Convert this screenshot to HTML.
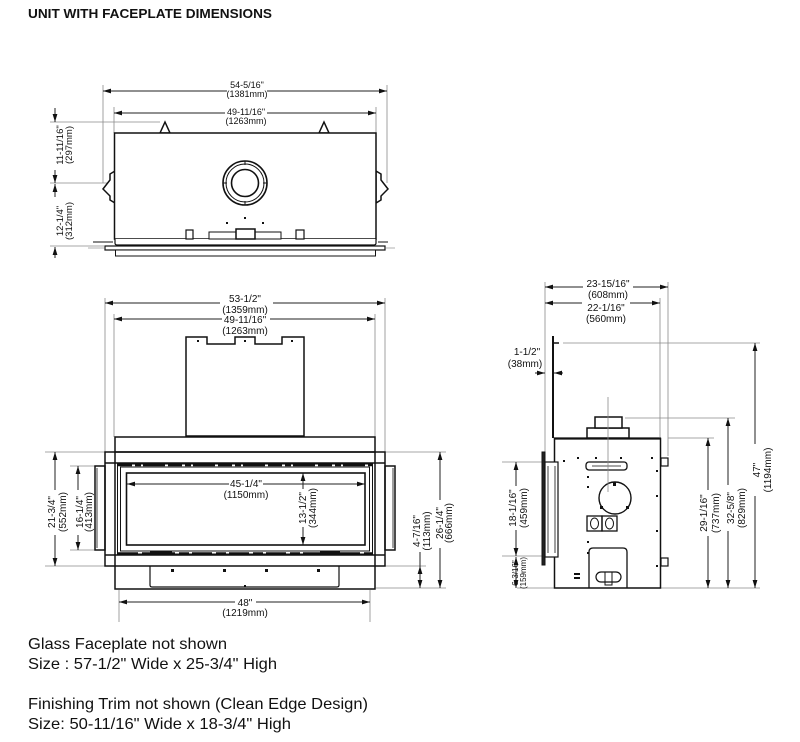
<!DOCTYPE html>
<html><head><meta charset="utf-8">
<style>
html,body{margin:0;padding:0;background:#fff;}
svg{display:block;}
text{font-family:"Liberation Sans",Arial,sans-serif;fill:#111;}
</style></head><body>
<svg width="800" height="742" viewBox="0 0 800 742" xmlns="http://www.w3.org/2000/svg">
<defs>
<marker id="a" markerUnits="userSpaceOnUse" markerWidth="8" markerHeight="6" refX="8" refY="3" orient="auto"><path d="M0,0.6 L8,3 L0,5.4z" fill="#111"/></marker>
</defs>
<rect width="800" height="742" fill="#fff"/>

<text x="28" y="18" font-size="13" font-weight="bold" textLength="244" lengthAdjust="spacingAndGlyphs">UNIT WITH FACEPLATE DIMENSIONS</text>

<!-- ================= TOP VIEW ================= -->
<g stroke="#8a8a8a" stroke-width="0.8" fill="none">
<path d="M103,85 V183 M387,85 V183 M114,107 V133 M376,107 V133 M50,122 H160 M50,183 H240 M50,246 H104"/>
</g>
<g stroke="#222" stroke-width="1" fill="none" marker-end="url(#a)">
<path d="M227,91 H103"/><path d="M267,91 H387"/>
<path d="M225,113 H114"/><path d="M267,113 H376"/>
<path d="M55,108 V122"/><path d="M55,170 V183"/><path d="M55,197 V184"/><path d="M55,258 V247"/>
</g>
<g font-size="9" text-anchor="middle">
<text x="247" y="88">54-5/16"</text>
<text x="247" y="97">(1381mm)</text>
<text x="246" y="115">49-11/16"</text>
<text x="246" y="124">(1263mm)</text>
</g>
<g font-size="9.5" text-anchor="middle">
<text transform="translate(63,145) rotate(-90)">11-11/16"</text>
<text transform="translate(72,145) rotate(-90)">(297mm)</text>
<text transform="translate(63,221) rotate(-90)">12-1/4"</text>
<text transform="translate(72,221) rotate(-90)">(312mm)</text>
</g>
<g stroke="#111" fill="#fff" stroke-width="1.5">
<polygon points="160,133 165,122 170,133"/>
<polygon points="319,133 324,122 329,133"/>
<polygon points="115,171 110,174 110,180 103,189 110,196 110,200 115,203"/>
<polygon points="376,171 381,174 381,180 388,189 381,196 381,200 376,203"/>
<rect x="114.5" y="133" width="261.5" height="106"/>
<path d="M115,239 V243 Q115,245 117,245 H374 Q376,245 376,243 V239" stroke-width="1.2"/>
<rect x="105" y="246" width="280" height="4" stroke-width="1.2"/>
<rect x="115.5" y="250" width="260" height="6" stroke-width="1"/>
<circle cx="245" cy="183" r="22" stroke-width="1.6"/>
<circle cx="245" cy="183" r="19" stroke-width="1"/>
<circle cx="245" cy="183" r="13.5" stroke-width="1.6"/>
<rect x="186" y="230" width="7" height="9" stroke-width="1.2"/>
<rect x="296" y="230" width="8" height="9" stroke-width="1.2"/>
<rect x="209" y="232" width="72" height="7" stroke-width="1"/>
<rect x="236" y="229" width="19" height="10" stroke-width="1.5"/>
</g>
<g stroke="#111" stroke-width="1">
<path d="M93,242 H113 M378,242 H388"/>
<path d="M245,161 V165 M245,201 V205 M223,183 H227 M263,183 H267"/>
</g>
<path d="M88,248 H104 M386,248 H395" stroke="#999" stroke-width="0.8"/>
<g fill="#111">
<rect x="226" y="222" width="2" height="2"/><rect x="244" y="217" width="2" height="2"/><rect x="262" y="222" width="2" height="2"/>
</g>

<!-- ================= FRONT VIEW ================= -->
<g stroke="#8a8a8a" stroke-width="0.8" fill="none">
<path d="M105,298 V452 M114,314 V437 M375,314 V437 M385,298 V452 M45,452 H105 M45,566 H105 M70,466 H95 M70,550 H95 M385,452 H446 M376,588 H446 M385,566 H426 M119,590 V622 M370,590 V622"/>
</g>
<g stroke="#222" stroke-width="1" fill="none" marker-end="url(#a)">
<path d="M220,303 H105"/><path d="M273,303 H385"/>
<path d="M222,319 H114"/><path d="M270,319 H375"/>
<path d="M229,484 H127"/><path d="M263,484 H365"/>
<path d="M303,489 V473"/><path d="M303,527 V545"/>
<path d="M235,602 H119"/><path d="M256,602 H370"/>
<path d="M55,490 V452"/><path d="M55,535 V566"/>
<path d="M78,490 V466"/><path d="M78,535 V550"/>
<path d="M440,500 V452"/><path d="M440,548 V588"/>
<path d="M420,578 V566"/><path d="M420,576 V588"/>
</g>
<path d="M420,552 V566" stroke="#222" stroke-width="1"/>
<g font-size="10" text-anchor="middle">
<text x="245" y="302">53-1/2"</text>
<text x="245" y="313">(1359mm)</text>
<text x="245" y="323">49-11/16"</text>
<text x="245" y="334">(1263mm)</text>
<text x="246" y="487">45-1/4"</text>
<text x="246" y="498">(1150mm)</text>
<text x="245" y="606">48"</text>
<text x="245" y="616">(1219mm)</text>
<text transform="translate(306,508) rotate(-90)">13-1/2"</text>
<text transform="translate(316,508) rotate(-90)">(344mm)</text>
<text transform="translate(55,512) rotate(-90)">21-3/4"</text>
<text transform="translate(66,512) rotate(-90)">(552mm)</text>
<text transform="translate(83,512) rotate(-90)">16-1/4"</text>
<text transform="translate(92,512) rotate(-90)">(413mm)</text>
<text transform="translate(443,523) rotate(-90)">26-1/4"</text>
<text transform="translate(452,523) rotate(-90)">(666mm)</text>
<text transform="translate(420,531) rotate(-90)">4-7/16"</text>
<text transform="translate(430,531) rotate(-90)">(113mm)</text>
</g>
<g stroke="#111" fill="none" stroke-width="1.5">
<polygon points="186,337 207,337 207,344 235,344 235,337 255,337 255,344 282,344 282,337 304,337 304,436 186,436" fill="#fff"/>
<rect x="115" y="437" width="260" height="15"/>
<rect x="105" y="452" width="280" height="114"/>
<path d="M105,463 H385 M105,555 H385 M115,452 V566 M375,452 V566"/>
<rect x="117.5" y="464" width="255" height="90" stroke-width="1"/>
<rect x="120.5" y="467" width="249" height="84" stroke-width="1"/>
<rect x="126.5" y="473" width="238.5" height="72" stroke-width="1.6"/>
<rect x="95" y="466" width="10" height="84"/>
<rect x="385" y="466" width="10" height="84"/>
<path d="M115,566 V589 H375 V566"/>
<path d="M150,566 V585 Q150,587 152,587 H337 Q339,587 339,585 V566" stroke-width="1.2"/>
</g>
<path d="M118,465 H372" stroke="#111" stroke-width="2.5" stroke-dasharray="14 3 6 2 22 3"/>
<path d="M118,553 H372" stroke="#111" stroke-width="1.5" stroke-dasharray="20 4 10 3"/>
<path d="M97,468 V548 M393,468 V548" stroke="#111" stroke-width="0.8"/>
<path d="M150,552 H172 M320,552 H340" stroke="#111" stroke-width="3"/>
<g fill="#111">
<rect x="197" y="340" width="2" height="2"/><rect x="244" y="340" width="2" height="2"/><rect x="291" y="340" width="2" height="2"/>
<rect x="171" y="569" width="3" height="3"/><rect x="223" y="569" width="3" height="3"/><rect x="265" y="569" width="3" height="3"/><rect x="317" y="569" width="3" height="3"/>
<rect x="244" y="585" width="2" height="2"/>
</g>

<!-- ================= SIDE VIEW ================= -->
<g stroke="#8a8a8a" stroke-width="0.8" fill="none">
<path d="M545,282 V452 M668,282 V456 M660,298 V437 M502,462 H545 M502,556 H545 M517,588 H760 M563,343 H760 M625,418 H735 M668,438 H714"/>
</g>
<g stroke="#222" stroke-width="1" fill="none" marker-end="url(#a)">
<path d="M583,287 H545"/><path d="M633,287 H668"/>
<path d="M582,303 H545"/><path d="M630,303 H660"/>
<path d="M535,373 H545"/><path d="M563,373 H554"/>
<path d="M755,444 V343"/><path d="M755,496 V588"/>
<path d="M728,485 V418"/><path d="M728,531 V588"/>
<path d="M708,490 V438"/><path d="M708,536 V588"/>
<path d="M516,486 V462"/><path d="M516,530 V556"/>
<path d="M516,572 V557"/><path d="M516,572 V588"/>
</g>
<g font-size="10" text-anchor="middle">
<text x="608" y="287">23-15/16"</text>
<text x="608" y="298">(608mm)</text>
<text x="606" y="311">22-1/16"</text>
<text x="606" y="322">(560mm)</text>
<text x="527" y="355">1-1/2"</text>
<text x="525" y="367">(38mm)</text>
<text transform="translate(760,470) rotate(-90)">47"</text>
<text transform="translate(771,470) rotate(-90)">(1194mm)</text>
<text transform="translate(734,508) rotate(-90)">32-5/8"</text>
<text transform="translate(745,508) rotate(-90)">(829mm)</text>
<text transform="translate(707,513) rotate(-90)">29-1/16"</text>
<text transform="translate(719,513) rotate(-90)">(737mm)</text>
<text transform="translate(516,508) rotate(-90)">18-1/16"</text>
<text transform="translate(527,508) rotate(-90)">(459mm)</text>
</g>
<g font-size="8" text-anchor="middle">
<text transform="translate(518,573) rotate(-90)">6-3/16"</text>
<text transform="translate(526,573) rotate(-90)">(159mm)</text>
</g>
<g stroke="#111" fill="none" stroke-width="1.5">
<path d="M553,336 V438" stroke-width="2"/>
<path d="M553,343 H559"/>
<rect x="554.5" y="438.5" width="106" height="149.5" fill="#fff"/>
<path d="M554,438.5 H661" stroke-width="2.2"/>
<rect x="587" y="428" width="42" height="10" fill="#fff"/>
<rect x="595" y="417" width="27" height="11" fill="#fff"/>
<rect x="542" y="452" width="3" height="113" fill="#222" stroke-width="1"/>
<rect x="545" y="462" width="13" height="95" stroke-width="1.2" fill="#fff"/>
<path d="M548,466 V553 M555,466 V553" stroke-width="0.8"/>
<rect x="661" y="458" width="7" height="8" stroke-width="1.2"/>
<rect x="661" y="558" width="7" height="8" stroke-width="1.2"/>
<rect x="586" y="462" width="41" height="8" rx="3" stroke-width="1.3"/>
<path d="M592,466 H621" stroke-width="0.8"/>
<circle cx="615" cy="498" r="16" stroke-width="1.4"/>
<rect x="587" y="516" width="15" height="15" stroke-width="1.3"/>
<rect x="602" y="516" width="15" height="15" stroke-width="1.3"/>
<ellipse cx="594.5" cy="523.5" rx="4" ry="5.5" stroke-width="1"/>
<ellipse cx="609.5" cy="523.5" rx="4" ry="5.5" stroke-width="1"/>
<path d="M589,588 V552 Q589,548 593,548 H623 Q627,548 627,552 V588" stroke-width="1.3"/>
<rect x="596" y="572" width="25" height="10" rx="5" stroke-width="1.2"/>
<path d="M605,572 V585 H612 V572" stroke-width="1"/>
</g>
<path d="M608,397 V492" stroke="#8a8a8a" stroke-width="0.8"/>
<g fill="#111">
<rect x="613" y="482" width="3" height="4"/><rect x="600" y="506" width="3" height="3"/><rect x="626" y="506" width="3" height="3"/>
<rect x="574" y="573" width="6" height="2"/><rect x="574" y="577" width="6" height="2"/>
<rect x="563" y="460" width="2" height="2"/><rect x="577" y="457" width="2" height="2"/><rect x="595" y="457" width="2" height="2"/><rect x="620" y="457" width="2" height="2"/><rect x="651" y="457" width="2" height="2"/>
<rect x="587" y="476" width="2" height="2"/><rect x="587" y="486" width="2" height="2"/><rect x="587" y="541" width="2" height="2"/><rect x="587" y="552" width="2" height="2"/>
<rect x="656" y="470" width="2" height="2"/><rect x="656" y="495" width="2" height="2"/><rect x="656" y="530" width="2" height="2"/><rect x="656" y="565" width="2" height="2"/>
</g>

<!-- ================= NOTES ================= -->
<g font-size="16">
<text x="28" y="649" textLength="199" lengthAdjust="spacingAndGlyphs">Glass Faceplate not shown</text>
<text x="28" y="669" textLength="249" lengthAdjust="spacingAndGlyphs">Size : 57-1/2" Wide x 25-3/4" High</text>
<text x="28" y="709" textLength="340" lengthAdjust="spacingAndGlyphs">Finishing Trim not shown (Clean Edge Design)</text>
<text x="28" y="729" textLength="263" lengthAdjust="spacingAndGlyphs">Size: 50-11/16" Wide x 18-3/4" High</text>
</g>
</svg>
</body></html>
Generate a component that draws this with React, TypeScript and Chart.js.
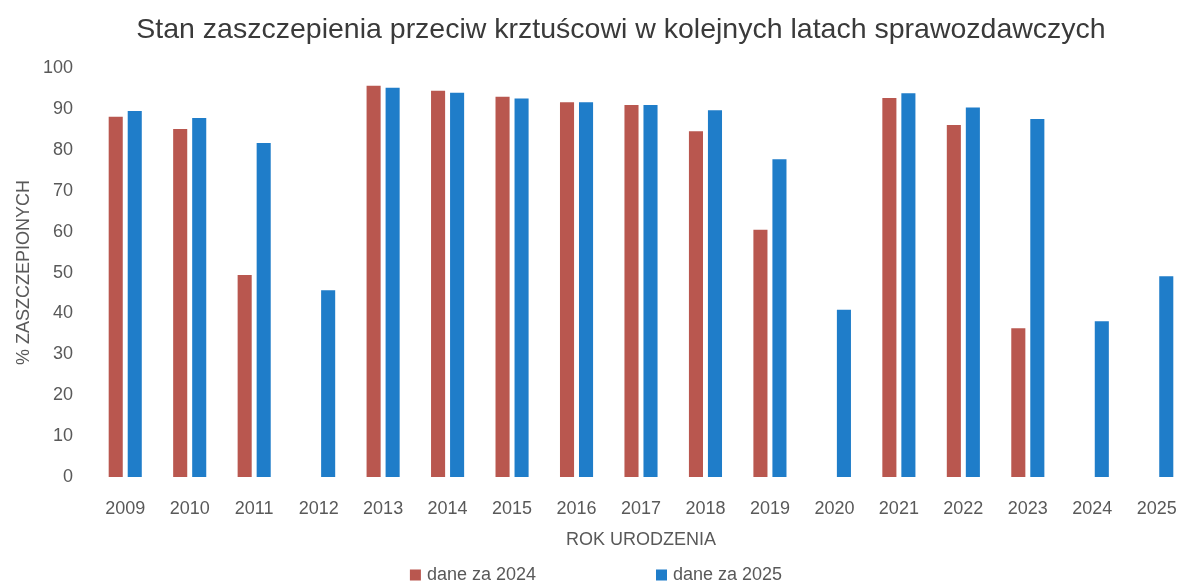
import React, { useEffect, useRef } from "react";
import { Chart, registerables } from "chart.js";

Chart.register(...registerables);

const chartTitle = "Stan zaszczepienia przeciw krztuścowi w kolejnych latach sprawozdawczych";
const xAxisTitle = "ROK URODZENIA";
const yAxisTitle = "% ZASZCZEPIONYCH";

const categories = [
  "2009", "2010", "2011", "2012", "2013", "2014", "2015", "2016", "2017",
  "2018", "2019", "2020", "2021", "2022", "2023", "2024", "2025",
];

const seriesLabels = ["dane za 2024", "dane za 2025"];

const values2024: (number | null)[] = [
  88.1, 85.1, 49.4, null, 95.7, 94.5, 93.0, 91.7, 91.0,
  84.6, 60.5, null, 92.7, 86.1, 36.4, null, null,
];

const values2025: (number | null)[] = [
  89.5, 87.8, 81.7, 45.7, 95.2, 94.0, 92.6, 91.7, 91.0,
  89.7, 77.7, 40.9, 93.9, 90.4, 87.6, 38.1, 49.1,
];

const yMin = 0;
const yMax = 100;
const yStep = 10;

const FONT = "'Liberation Sans', Arial, sans-serif";
const TEXT_COLOR = "#595959";
const TITLE_COLOR = "#3a3a3a";
const RED = "#B9574F";
const BLUE = "#1F7DC9";

const legendPlugin = {
  id: "customBottomLegend",
  afterDraw(chart: any) {
    const ctx = chart.ctx as CanvasRenderingContext2D;
    ctx.save();
    ctx.font = `18px ${FONT}`;
    ctx.textBaseline = "middle";
    ctx.textAlign = "left";
    const box = 11;
    const boxGap = 6;
    const itemGap = 120;
    const items = chart.data.datasets.map((ds: any) => ({
      text: String(ds.label),
      color: ds.backgroundColor,
      w: box + boxGap + ctx.measureText(String(ds.label)).width,
    }));
    const total =
      items.reduce((s: number, it: any) => s + it.w, 0) + itemGap * (items.length - 1);
    let x = 596 - total / 2;
    const y = 575;
    for (const it of items) {
      ctx.fillStyle = it.color;
      ctx.fillRect(x, y - box / 2, box, box);
      ctx.fillStyle = TEXT_COLOR;
      ctx.fillText(it.text, x + box + boxGap, y);
      x += it.w + itemGap;
    }
    ctx.restore();
  },
};

export default function App() {
  const canvasRef = useRef<HTMLCanvasElement | null>(null);

  useEffect(() => {
    if (!canvasRef.current) return;
    const chart = new Chart(canvasRef.current, {
      type: "bar",
      data: {
        labels: categories,
        datasets: [
          {
            label: seriesLabels[0],
            data: values2024,
            backgroundColor: RED,
            categoryPercentage: 0.59,
            barPercentage: 0.74,
          },
          {
            label: seriesLabels[1],
            data: values2025,
            backgroundColor: BLUE,
            categoryPercentage: 0.59,
            barPercentage: 0.74,
          },
        ],
      },
      options: {
        animation: false,
        responsive: true,
        maintainAspectRatio: false,
        layout: { padding: { left: 0, right: 0, top: 0, bottom: 25 } },
        plugins: {
          legend: { display: false },
          tooltip: { enabled: false },
          title: {
            display: true,
            text: chartTitle,
            color: TITLE_COLOR,
            font: { family: FONT, size: 28.5, weight: "normal" },
            padding: { top: 13, bottom: 21 },
          },
        },
        scales: {
          x: {
            grid: { display: false },
            border: { display: false },
            ticks: {
              color: TEXT_COLOR,
              font: { family: FONT, size: 18 },
              padding: 13,
              maxRotation: 0,
              autoSkip: false,
            },
            title: {
              display: true,
              text: xAxisTitle,
              color: TEXT_COLOR,
              font: { family: FONT, size: 18 },
              padding: { top: 0, bottom: 6 },
            },
            afterFit: (s: any) => {
              s.height = 80;
            },
          },
          y: {
            min: yMin,
            max: yMax,
            grid: { display: false },
            border: { display: false },
            ticks: {
              stepSize: yStep,
              color: TEXT_COLOR,
              font: { family: FONT, size: 18 },
              padding: 12,
            },
            title: {
              display: true,
              text: yAxisTitle,
              color: TEXT_COLOR,
              font: { family: FONT, size: 18 },
              padding: { top: 13, bottom: 0 },
            },
            afterFit: (s: any) => {
              s.width = 93;
            },
          },
          spacer: {
            type: "linear",
            position: "right",
            display: true,
            grid: { display: false },
            border: { display: false },
            ticks: { display: false },
            afterFit: (s: any) => {
              s.width = 53;
            },
          },
        },
      },
      plugins: [legendPlugin],
    });
    return () => chart.destroy();
  }, []);

  return (
    <div
      style={{
        position: "fixed",
        left: 0,
        top: 0,
        width: 1182,
        height: 582,
        overflow: "hidden",
        background: "#ffffff",
      }}
    >
      <div style={{ position: "relative", width: 1242, height: 582 }}>
        <canvas ref={canvasRef} />
      </div>
    </div>
  );
}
○ ○ ○ ○
## What is being asked:
Report the number of lines that contain "React", with no other words.

## Exercise response:
2